Let’s take our earlier example one step further. Say your organization aims to end child hunger in the US. There are many possible approaches to tackling the issue, but your organization focuses on providing food directly through schools. Your ToC states that providing reliable access to food at school decreases child hunger.
Your food-at-school approach would attract funders interested specifically in tackling food insecurity through schools. Now, another organization could have the same mission and vision but use a different ToC, such as operating community food pantries for families. That organization would appeal to an entirely different set of funders more focused on tackling hunger specifically by providing healthy options for entire families through community-driven efforts.

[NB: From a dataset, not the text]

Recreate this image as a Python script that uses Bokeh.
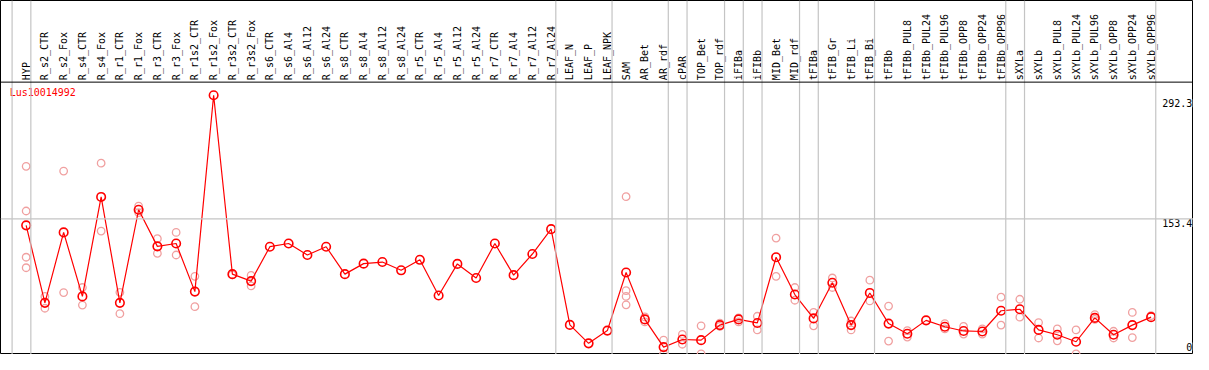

See the difference? There are two ToCs that differentiate each organization. The distinct approaches attract different funders. Yet, it also shows that you fit into the broader ecosystem of nonprofits working on the issue. You’re not competing with anyone — you are filling a critical gap.
Overall, a compelling Theory of Change allows you to stand out while demonstrating how you’re different. It’s a valuable tool for positioning your organization in a crowded space while remaining focused on the end goal.
A Theory of Change Strengthens Your Organization’s Strategic Plan
Typically, strategic planning begins with revisiting the mission. But for an effective strategy, you should focus on the less static Theory of Change instead. In a shifting landscape, your mission and vision endures, while strategies to get from Point M to Point V must adapt.
Therefore, it’s not productive to look back and ask, “What’s our mission?” Instead, it’s much more effective to chart your strategic plan by looking at your Theory of Change and evaluating:
- What about our approach has been successful?
- How can we be more efficient to affect more change?
- Are we making change happen in meaningful ways that are going to move the needle at this moment and with this specific set of circumstances?
Your strategic plan charts the course that aligns fundraising and programs to your North Star. It focuses your staff, your board, and your donors and aligns everyone under one approach. Without that guidance, everything strays off course, misguiding your efforts and providing distraction rather than direction.
Crafting a rock-solid Theory of Change will likely take some time to get right, so be patient. Once you’ve nailed it down, you’ll notice how it brings everything into focus, sparking new ideas and galvanizing your fundraising efforts along the way.